By now we’re all familiar with the “this meeting could have been an email” meme. It captures that collective groan people let out when they’re invited to an unnecessary video call or real-life office huddle that could have just been relayed over an email or direct message. Well, as it turns out Zoom may be aware of the feeling, too. The video conferencing app has just introduced two new beta features – email and calendar.
You’ll be able to use Zoom Mail to either link up your existing email account with the app on desktop for free, while paying customers can create a dedicated Zoom email that offers end-to-end encryption between Zoom Mail users. This option is limited to Zoom One Business members, with higher-tiered plans also given the option to create a custom domain. Users will get 15GB of email storage on Zoom Pro or Zoom United and 100GB on Zoom One Business or higher.
Similarly, Zoom Calendar lets you add your existing calendar to Zoom or use its proprietary calendar to schedule meetings, calls and view who has joined meetings from the calendar sidebar.

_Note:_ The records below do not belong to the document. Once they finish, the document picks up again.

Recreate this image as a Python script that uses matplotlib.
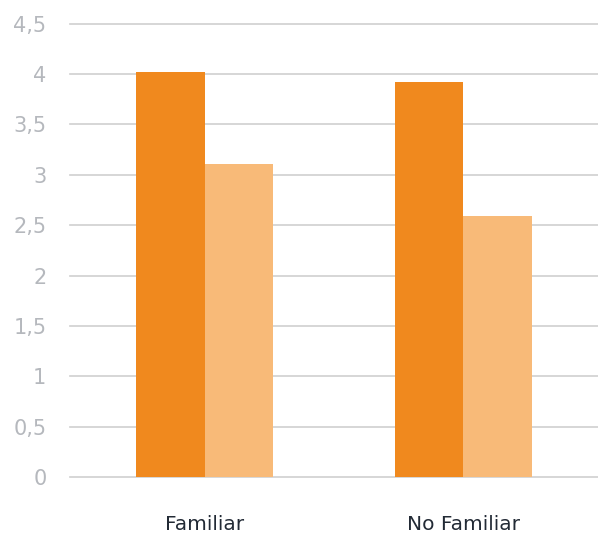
import matplotlib.pyplot as plt
import numpy as np

categories = ["Familiar", "No Familiar"]
series_a = [4.02, 3.92]
series_b = [3.11, 2.59]
yticks = [0, 0.5, 1, 1.5, 2, 2.5, 3, 3.5, 4, 4.5]
ytick_labels = ["0", "0,5", "1", "1,5", "2", "2,5", "3", "3,5", "4", "4,5"]


def main():
    fig = plt.figure(figsize=(5.98, 5.34), dpi=100)
    ax = fig.add_axes([70 / 598, (534 - 477.3) / 534, 1 - 70 / 598, (477.3 - 23.5) / 534])

    x = np.arange(len(categories))
    w = 0.265
    ax.bar(x - w / 2, series_a, w, color="#F0891E", zorder=3)
    ax.bar(x + w / 2, series_b, w, color="#F8BA78", zorder=3)

    ax.set_xlim(-0.52, 1.52)
    ax.set_ylim(0, 4.5)
    ax.set_yticks(yticks)
    ax.set_yticklabels(ytick_labels, fontsize=15, color="#b5b8bd")
    ax.set_xticks(x)
    ax.set_xticklabels(categories, fontsize=14.5, color="#222a35")
    ax.tick_params(axis="y", length=0, pad=17)
    ax.tick_params(axis="x", length=0, pad=27)
    ax.grid(axis="y", color="#cfcfcf", linewidth=1.2, zorder=0)
    for gl in ax.get_ygridlines():
        gl.set_clip_on(False)
    ax.set_axisbelow(True)
    for s in ax.spines.values():
        s.set_visible(False)
    for lbl in ax.get_yticklabels():
        lbl.set_horizontalalignment("right")

    fig.savefig("out.png", dpi=100)


if __name__ == "__main__":
    main()
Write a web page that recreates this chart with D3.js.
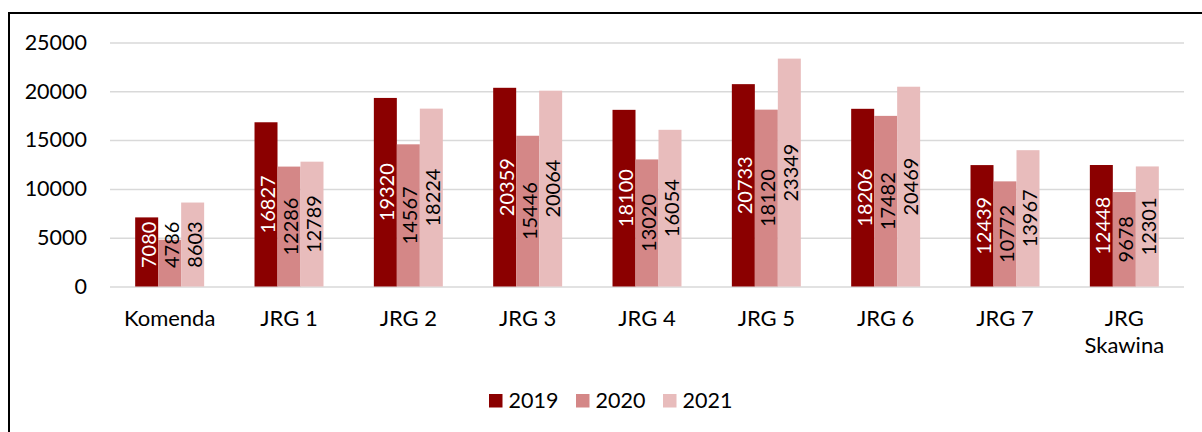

The features are aimed at placing Zoom at the center of the hybrid workplace as an all-in-one communications tool, instead of the video chat service it is commonly known as. Therefore, you’ll find Mail and Calendar alongside other tools like Team Chat (the company’s chat and collaboration service), Whiteboard, Phone, and Meetings as part of the Zoom One interface. Adding the updates could help boost productivity by cutting down on the time drain that comes with switching between apps for those individual tasks, Zoom’s Joseph Chong, head of product, solutions, and industry marketing, wrote in a blog post.
In that sense, Zoom’s evolution is likely aimed at helping it compete with Microsoft Teams and Slack. All three are continuously launching new tools as they jostle for dominance over the productivity software sector. Teams has announced everything from GIF sharing to adding hold music to phone calls to assigning chairs to attendants in virtual meetings.
Not to be left behind, Slack launched a tool dubbed Canvas in September that allowed users to store all manner of file types, from photos to PDFs to excel spreadsheets, in one easy-to-access location across collaborative projects.